Alcohol, Drugs & Smoking

  • Smoking: None
  • Alcohol: None
  • There is a plant-based poison that makes animals go furious and attack other animals upon contact with the plant's substance. The main characters visit the location where this is being cooked into a blue liquid in a lab that is similar to the one used on the show "Breaking Bad".
  • The movie has a sub-message reminiscent to the drug war of the modern world.

Frightening & Intense Scenes

  • Gideon Grey attacks Judy at the beginning. This is VERY upsetting. But however, Gideon (as an adult now) apologizes to Judy for the way he was acting.
  • Some younger viewers may be frightened of the sequence that occurs near the end as it seems that Nick Wilde, the fox, has gone savage, but it was revealed to be just a small prank.
  • The scene where Judy apologizes to Nick after what happened at the conference, completely crestfallen, can sadden many people.
  • Bellwether's appearance when she says "Bye-bye, bunny." can be VERY frightening for younger children.
  • Some racism issues.
  • There are a few scenes of children sadistically bullying each other, which may be upsetting.


The Parents Guide items below may give away important plot points.

Sex & Nudity

  • A shrew is shown pregnant later after her wedding takes place earlier in the film.

Violence & Gore

  • Manchas is suddenly attacked by a vicious Emmitt Otterton and one of his eyes is blinded, leaving him screaming in pain. The actual cutting is not seen.

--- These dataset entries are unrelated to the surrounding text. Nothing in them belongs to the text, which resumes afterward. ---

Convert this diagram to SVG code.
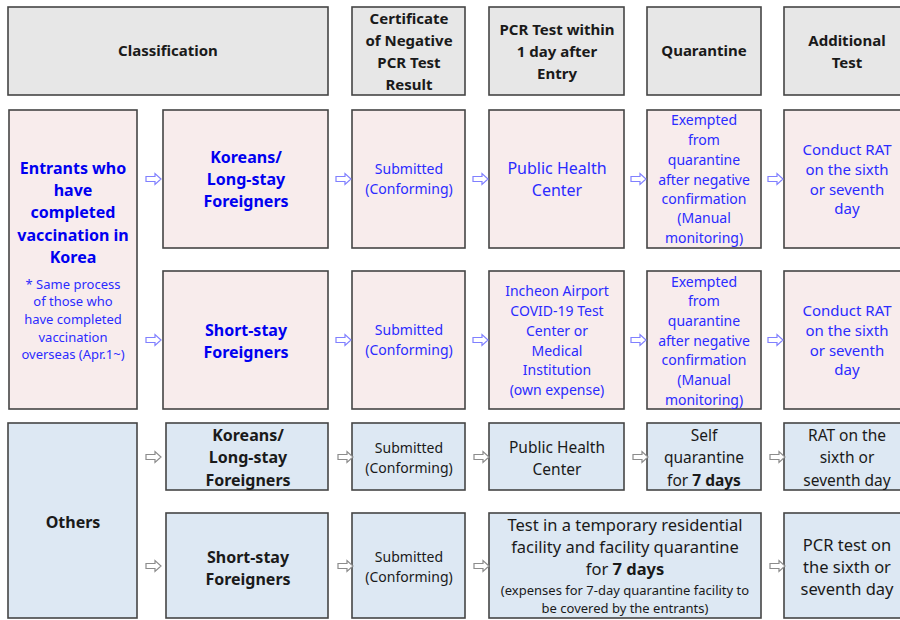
<svg xmlns="http://www.w3.org/2000/svg" width="900" height="620" viewBox="0 0 900 620">
<defs>
<style>
.b{stroke:#454545;stroke-width:1.6}
.h{fill:#e7e7e7}
.p{fill:#f8ecec}
.u{fill:#dde8f3}
text{font-family:"Noto Sans","Open Sans","DejaVu Sans",sans-serif;text-anchor:middle}
.hd{font-weight:bold;font-size:15px;fill:#1a1a1a}
.bb{font-weight:bold;font-size:16px;fill:#0000f0}
.rb{font-size:14px;fill:#2b2bff}
.rc{font-size:15px;fill:#2b2bff}
.rs{font-size:13px;fill:#2b2bff}
.kb{font-weight:bold;font-size:16px;fill:#1a1a1a}
.kr{font-size:15.5px;fill:#1a1a1a}
.kl{font-size:16.5px;fill:#1a1a1a}
.ks{font-size:13px;fill:#1a1a1a}
.ap{fill:#fff;stroke:#8080ff;stroke-width:1.2}
.ag{fill:#fff;stroke:#8c8c8c;stroke-width:1.2}
</style>
<path id="ar" d="M0,-2.5 H9 V-5.5 L15,0 L9,5.5 V2.5 H0 Z"/>
</defs>

<g id="header">
<g id="h-class"><rect class="b h" x="8" y="7" width="320" height="88"/><text class="hd" x="168" y="56">Classification</text></g>
<g id="h-cert"><rect class="b h" x="352" y="7" width="113" height="88"/>
<text class="hd" x="409" y="24">Certificate</text><text class="hd" x="409" y="46">of Negative</text><text class="hd" x="409" y="68">PCR Test</text><text class="hd" x="409" y="90">Result</text></g>
<g id="h-pcr"><rect class="b h" x="489" y="7" width="135" height="88"/>
<text class="hd" x="557" y="35">PCR Test within</text><text class="hd" x="557" y="57">1 day after</text><text class="hd" x="557" y="79">Entry</text></g>
<g id="h-quar"><rect class="b h" x="647" y="7" width="114" height="88"/><text class="hd" x="704" y="56">Quarantine</text></g>
<g id="h-add"><rect class="b h" x="784" y="7" width="126" height="88"/>
<text class="hd" x="847" y="46">Additional</text><text class="hd" x="847" y="68">Test</text></g>
</g>

<g id="vaccinated">
<g id="v-entrants"><rect class="b p" x="9" y="110" width="128" height="299"/>
<text class="bb" x="73" y="174">Entrants who</text><text class="bb" x="73" y="196">have</text><text class="bb" x="73" y="218">completed</text><text class="bb" x="73" y="241">vaccination in</text><text class="bb" x="73" y="263">Korea</text>
<text class="rs" x="73" y="289">* Same process</text><text class="rs" x="73" y="306">of those who</text><text class="rs" x="73" y="324">have completed</text><text class="rs" x="73" y="342">vaccination</text><text class="rs" x="73" y="359">overseas (Apr.1~)</text></g>

<g id="v1-type"><rect class="b p" x="163" y="110" width="165" height="138"/>
<text class="bb" x="246" y="163">Koreans/</text><text class="bb" x="246" y="185">Long-stay</text><text class="bb" x="246" y="207">Foreigners</text></g>
<g id="v1-cert"><rect class="b p" x="352" y="110" width="113" height="138"/>
<text class="rb" x="409" y="174">Submitted</text><text class="rb" x="409" y="194">(Conforming)</text></g>
<g id="v1-pcr"><rect class="b p" x="489" y="110" width="135" height="138"/>
<text class="rb" x="557" y="174" style="font-size:16px">Public  Health</text><text class="rb" x="557" y="196" style="font-size:16px">Center</text></g>
<g id="v1-quar"><rect class="b p" x="647" y="110" width="114" height="138"/>
<text class="rb" x="704" y="125">Exempted</text><text class="rb" x="704" y="145">from</text><text class="rb" x="704" y="165">quarantine</text><text class="rb" x="704" y="185">after negative</text><text class="rb" x="704" y="204">confirmation</text><text class="rb" x="704" y="223">(Manual</text><text class="rb" x="704" y="243">monitoring)</text></g>
<g id="v1-add"><rect class="b p" x="784" y="110" width="126" height="138"/>
<text class="rc" x="847" y="155">Conduct RAT</text><text class="rc" x="847" y="175">on the sixth</text><text class="rc" x="847" y="195">or seventh</text><text class="rc" x="847" y="214">day</text></g>

<g id="v2-type"><rect class="b p" x="163" y="271" width="165" height="138"/>
<text class="bb" x="246" y="336">Short-stay</text><text class="bb" x="246" y="358">Foreigners</text></g>
<g id="v2-cert"><rect class="b p" x="352" y="271" width="113" height="138"/>
<text class="rb" x="409" y="335">Submitted</text><text class="rb" x="409" y="355">(Conforming)</text></g>
<g id="v2-pcr"><rect class="b p" x="489" y="271" width="135" height="138"/>
<text class="rb" x="557" y="296">Incheon Airport</text><text class="rb" x="557" y="316">COVID-19 Test</text><text class="rb" x="557" y="336">Center or</text><text class="rb" x="557" y="356">Medical</text><text class="rb" x="557" y="375">Institution</text><text class="rb" x="557" y="395">(own expense)</text></g>
<g id="v2-quar"><rect class="b p" x="647" y="271" width="114" height="138"/>
<text class="rb" x="704" y="287">Exempted</text><text class="rb" x="704" y="306">from</text><text class="rb" x="704" y="326">quarantine</text><text class="rb" x="704" y="346">after negative</text><text class="rb" x="704" y="365">confirmation</text><text class="rb" x="704" y="385">(Manual</text><text class="rb" x="704" y="405">monitoring)</text></g>
<g id="v2-add"><rect class="b p" x="784" y="271" width="126" height="138"/>
<text class="rc" x="847" y="316">Conduct RAT</text><text class="rc" x="847" y="336">on the sixth</text><text class="rc" x="847" y="356">or seventh</text><text class="rc" x="847" y="375">day</text></g>
</g>

<g id="others">
<g id="o-others"><rect class="b u" x="8" y="423" width="129" height="195"/>
<text class="kb" x="73" y="528">Others</text></g>
<g id="o1-type"><rect class="b u" x="166" y="423" width="162" height="67"/>
<text class="kb" x="248" y="441">Koreans/</text><text class="kb" x="248" y="463">Long-stay</text><text class="kb" x="248" y="486">Foreigners</text></g>
<g id="o1-cert"><rect class="b u" x="352" y="423" width="113" height="67"/>
<text class="kr" x="409" y="453" style="font-size:14px">Submitted</text><text class="kr" x="409" y="473" style="font-size:14px">(Conforming)</text></g>
<g id="o1-pcr"><rect class="b u" x="489" y="423" width="135" height="67"/>
<text class="kr" x="557" y="453">Public  Health</text><text class="kr" x="557" y="475">Center</text></g>
<g id="o1-quar"><rect class="b u" x="647" y="423" width="114" height="67"/>
<text class="kr" x="704" y="441">Self</text><text class="kr" x="704" y="463">quarantine</text><text class="kr" x="704" y="486">for <tspan font-weight="bold">7 days</tspan></text></g>
<g id="o1-add"><rect class="b u" x="784" y="423" width="126" height="67"/>
<text class="kr" x="847" y="441">RAT on the</text><text class="kr" x="847" y="463">sixth or</text><text class="kr" x="847" y="486">seventh day</text></g>

<g id="o2-type"><rect class="b u" x="166" y="513" width="162" height="105"/>
<text class="kb" x="248" y="563">Short-stay</text><text class="kb" x="248" y="585">Foreigners</text></g>
<g id="o2-cert"><rect class="b u" x="352" y="513" width="113" height="105"/>
<text class="kr" x="409" y="562" style="font-size:14px">Submitted</text><text class="kr" x="409" y="582" style="font-size:14px">(Conforming)</text></g>
<g id="o2-fac"><rect class="b u" x="489" y="513" width="272" height="105"/>
<text class="kl" x="625" y="531">Test in a temporary residential</text><text class="kl" x="625" y="553">facility and facility quarantine</text><text class="kl" x="625" y="575">for <tspan font-weight="bold">7 days</tspan></text>
<text class="ks" x="625" y="595">(expenses for 7-day quarantine facility to</text><text class="ks" x="625" y="613">be covered by the entrants)</text></g>
<g id="o2-add"><rect class="b u" x="784" y="513" width="126" height="105"/>
<text class="kl" x="847" y="551">PCR test on</text><text class="kl" x="847" y="573">the sixth or</text><text class="kl" x="847" y="595">seventh day</text></g>
</g>

<g id="connectors">
<use href="#ar" class="ap" x="146" y="179"/><use href="#ar" class="ap" x="336" y="179"/><use href="#ar" class="ap" x="473" y="179"/><use href="#ar" class="ap" x="631" y="179"/><use href="#ar" class="ap" x="768" y="179"/>
<use href="#ar" class="ap" x="146" y="340"/><use href="#ar" class="ap" x="336" y="340"/><use href="#ar" class="ap" x="473" y="340"/><use href="#ar" class="ap" x="631" y="340"/><use href="#ar" class="ap" x="768" y="340"/>
<use href="#ar" class="ag" x="146" y="457"/><use href="#ar" class="ag" x="338" y="457"/><use href="#ar" class="ag" x="474" y="457"/><use href="#ar" class="ag" x="633" y="457"/><use href="#ar" class="ag" x="770" y="457"/>
<use href="#ar" class="ag" x="146" y="566"/><use href="#ar" class="ag" x="338" y="566"/><use href="#ar" class="ag" x="474" y="566"/><use href="#ar" class="ag" x="770" y="566"/>
</g>
</svg>
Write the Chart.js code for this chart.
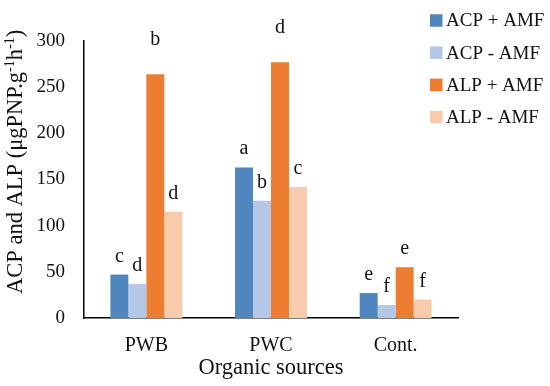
<!DOCTYPE html>
<html>
<head>
<meta charset="utf-8">
<script src="https://cdn.jsdelivr.net/npm/chart.js@4"></script>
<style>
html,body{margin:0;padding:0;background:#fff;}
#wrap{width:550px;height:386px;position:relative;}
</style>
</head>
<body>
<div id="wrap"><canvas id="c" width="550" height="386"></canvas></div>
<script>
const categories = ["PWB", "PWC", "Cont."];
const seriesNames = ["ACP + AMF", "ACP - AMF", "ALP + AMF", "ALP - AMF"];
const acpPlus  = [47, 163, 27];
const acpMinus = [37, 127, 14];
const alpPlus  = [264, 277, 55];
const alpMinus = [115, 142, 20];
// significance letters above each bar
const lettersAcpPlus  = ["c", "a", "e"];
const lettersAcpMinus = ["d", "b", "f"];
const lettersAlpPlus  = ["b", "d", "e"];
const lettersAlpMinus = ["d", "c", "f"];
// hidden error margin above ALP + AMF bars (letters sit above it)
const errAlpPlus = [18, 18, 0];
const yTicks = [0, 50, 100, 150, 200, 250, 300];

const colors = ["#4f86bd", "#b4c7e7", "#ed7d31", "#f8cbad"];
const serif = "'Liberation Serif', 'Times New Roman', serif";

const letterPlugin = {
  id: 'letters',
  afterDatasetsDraw(chart) {
    const ctx = chart.ctx;
    const sets = [lettersAcpPlus, lettersAcpMinus, lettersAlpPlus, lettersAlpMinus];
    const errs = [null, null, errAlpPlus, null];
    const y = chart.scales.y;
    ctx.save();
    ctx.font = "20px " + serif;
    ctx.fillStyle = "#111";
    ctx.textAlign = "center";
    ctx.textBaseline = "alphabetic";
    chart.data.datasets.forEach((ds, i) => {
      const meta = chart.getDatasetMeta(i);
      meta.data.forEach((bar, j) => {
        const v = ds.data[j] + (errs[i] ? errs[i][j] : 0);
        const py = y.getPixelForValue(v);
        ctx.fillText(sets[i][j], bar.x, py - 13);
      });
    });
    ctx.restore();
  }
};

const legendPlugin = {
  id: 'customLegend',
  afterDraw(chart) {
    const ctx = chart.ctx;
    ctx.save();
    ctx.font = "19px " + serif;
    ctx.textBaseline = "middle";
    ctx.textAlign = "left";
    chart.data.datasets.forEach((ds, i) => {
      const cy = 20.5 + i * 32.2;
      ctx.fillStyle = ds.backgroundColor;
      ctx.fillRect(430, cy - 6.25, 12.5, 12.5);
      ctx.fillStyle = "#111";
      ctx.fillText(ds.label, 446, cy + 1);
    });
    ctx.restore();
  }
};

const yTitlePlugin = {
  id: 'yTitle',
  afterDraw(chart) {
    const ctx = chart.ctx;
    ctx.save();
    ctx.translate(16, 294);
    ctx.rotate(-Math.PI / 2);
    ctx.fillStyle = "#111";
    ctx.textBaseline = "middle";
    ctx.textAlign = "left";
    const big = "22.5px " + serif, small = "14px " + serif;
    const parts = [["ACP and ALP (\u03BCgPNP.g", big, 0], ["-1", small, -6], ["h", big, 0], ["-1", small, -6], [")", big, 0]];
    let x = 0;
    parts.forEach(p => {
      ctx.font = p[1];
      ctx.fillText(p[0], x, p[2]);
      x += ctx.measureText(p[0]).width;
    });
    ctx.restore();
  }
};

new Chart(document.getElementById('c'), {
  type: 'bar',
  data: {
    labels: categories,
    datasets: [
      { label: seriesNames[0], data: acpPlus,  backgroundColor: colors[0] },
      { label: seriesNames[1], data: acpMinus, backgroundColor: colors[1] },
      { label: seriesNames[2], data: alpPlus,  backgroundColor: colors[2] },
      { label: seriesNames[3], data: alpMinus, backgroundColor: colors[3] }
    ]
  },
  options: {
    responsive: false,
    animation: false,
    devicePixelRatio: 1,
    layout: { padding: { top: 41, right: 92, bottom: 0, left: 0 } },
    datasets: { bar: { categoryPercentage: 0.577, barPercentage: 1.0, borderWidth: 0 } },
    plugins: { legend: { display: false }, tooltip: { enabled: false } },
    scales: {
      x: {
        afterFit(s) { s.height = 68; },
        grid: { display: false, drawTicks: false },
        border: { display: true, color: "#000", width: 1.5 },
        ticks: { color: "#111", font: { family: serif, size: 20 }, padding: 16 },
        title: { display: true, text: "Organic sources", color: "#111", font: { family: serif, size: 22.5 }, padding: { top: 0, bottom: 4 } }
      },
      y: {
        min: 0, max: 300,
        afterFit(s) { s.width = 84; },
        afterBuildTicks(s) { s.ticks = yTicks.map(v => ({ value: v })); },
        grid: { display: false, drawTicks: true, tickLength: 7, tickColor: "#000", tickWidth: 1.3 },
        border: { display: true, color: "#000", width: 1.5 },
        ticks: { color: "#111", font: { family: serif, size: 19 }, padding: 12 }
      }
    }
  },
  plugins: [letterPlugin, legendPlugin, yTitlePlugin]
});
</script>
</body>
</html>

Frightening & Intense Scenes

  • Nick's flashback sequence (which included some bullying) may upset younger viewers.
  • Some may be shocked when Nick, acting like a wild animal, bites Judy at her neck making her scream. It turns out to be acting and they are both okay.
  • Bellwether is cute and meek at first but is actually an evil mastermind and tries to kill Judy, but fails when the pellet is really a blueberry.
  • The villain Bellwether is a complete psychopath, and her actions are extremely atrocious and incredibly unpleasant, which can be seriously disturbing for some.
  • Judy thoughtlessly lets her latent prejudice lace a public announcement with hurtfully negative and speculative generalizations about a minority, something that makes Nick storm out of the conference in anger. As a result, she watches in horror as she learns that she has fanned the flames of community tensions and resigns from the police force in shame. This is one of the most powerful scenes in the movie, and it can even upset viewers.
  • At a museum, Nick appears to be poisoned with a serum (via a small blob fired out of a dart-gun-like firearm) after being shot by Bellwether, that makes him revert to his predatory instincts and threaten to eat Judy. It's revealed that he and Judy were just faking it to expose Bellwether's evil plan, by replacing the serum with blueberries from Judy's family farm. This scene is very startling.